Joseph R. Anticaglia MD
Medical Advisory Board
Nick, a 20 year veteran of the Cleveland Fire Department said: “My family has a history of colon cancer. When I was 50 years old, I started to get routine colonoscopies. I told the nurses in my doctor’s office that I’m a healthy guy and don’t take any medicines. They told me to strictly follow the colonoscopy preparation instructions which went something like this:”
“A week before the colonoscopy, don’t take aspirin or anything that can thin the blood — things like vitamin E or multivitamins. About five days before the test, don’t eat fresh or dried fruit, nuts, and avoid whole grains and cereals. The day before the colonoscopy, drink only clear liquids — no solid foods. And remember to take the prep solution.”
“For me, the worst part of colonoscopy was the “prep,” the phosphate solution you had to drink before the procedure. When I heard there was a home test for colon cancer, I started to read up on it”
Colorectal or Colon Cancer is a leading cause of cancer deaths in the United States. More than 145,000 people are diagnosed with cancer and more than 53,000 die from colon cancer each year in the U. S. The key to knocking down these numbers is to make people aware of screening tests that diagnose cancer in its earliest stages. The American Cancer Society recommends screening with a visual exam, for example, colonoscopy or a stool-based home test.
The FIT Home Test
A noninvasive alternative to colonoscopy is the FIT test (fecal immunochemical test). It is a home stool-based test that’s used to identify occult blood in the feces. Studies suggest it has a high degree of reliability to detect colon cancer. It’s a screening option in adults 45 years of age or older at average risk for colon cancer.
A stool sample is collected at home and sent to a laboratory for evaluation. In less than a week, the laboratory will mail you and your doctor the results of the FIT test. If the test shows evidence of blood in the stool, contact your physician and make arrangements for a colonoscopy. The test is repeated annually. The FIT test detects 70% of colon cancer, and 30% of large polyps. False-positive, and false-negative results have occurred.
DNA Home Test (Cologuard)
A stool sample is collected at home and sent to a laboratory for evaluation. Besides looking for blood in the stool, this test is designed to identify DNA markers associated with colon cancer. It too is a screening option in adults 45 years of age or older at average risk for colon cancer.

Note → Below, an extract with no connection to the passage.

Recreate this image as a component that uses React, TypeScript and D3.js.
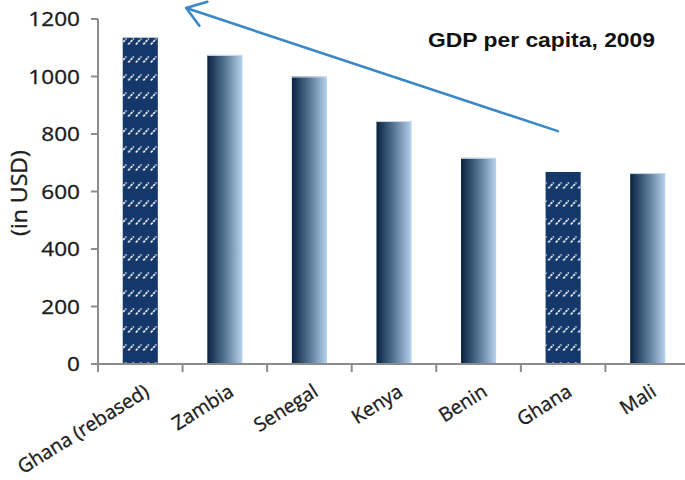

The idea of DNA markers is that the inner lining of the colon sheds normal and abnormal cells which are picked up by the stool. This technology can identify altered cells in the stool sample indicative of precancer and caner. A positive test requires a follow-up colonoscopy. The test is repeated every three years. The DNA Cologuard detects 92% of cancer and 40% of large colorectal polyps. False positive, and false negative results have occurred.
Advantages of Home Tests
Colon home tests offer the advantage of comfort and convenience. With these tests there’s no need to empty the bowel ahead of time, you avoid sedation, no need to ask someone to drive you home after the procedure and there’s no time lost from work.
Disadvantages of the home tests occur when the report indicates the presence of disease (blood or altered cells) when none is present (false positive result). The opposite has also been reported (false negative result). The cost of the home test varies and it’s worthwhile to check your insurance coverage.
COVID-19 has put an end to more than 865,000 lives thus far in the United States! It’s understandable that people, fearful of contracting COVID, refuse to go to hospitals or surgical centers to undergo a colonoscopy. At other times, patients may not be healthy enough for the colonoscopy. Sometimes people right out refuse to have a colonoscopy. In these instances, colon home tests are an option.
Home tests can play a key role in the prevention of colon cancer. If you have a positive home test result, make arrangements to have a colonoscopy. Since Nick has a strong family history of colon cancer, he decided to continue with periodic colonoscopies. Colon cancer is avoidable and curable.
- CDC, Colorectal (Colon) Cancer; February 8, 2021
- Cancer. net; Colorectal Cancer Statistics
- Andrew M. D. Wolf MD et al; Colorectal cancer screening for average‐risk adults: 2018 guideline update; American Cancer Society, May 30, 2018
- Mayo Clinic Staff; Colon cancer screening: Weighing the options; December 5,2020
- Gastroenterology Consultants of San Antonio; The Truth About Cologuard Tests, March 27, 2019
This article is intended solely as a learning experience. Please consult your physician for diagnostic and treatment options.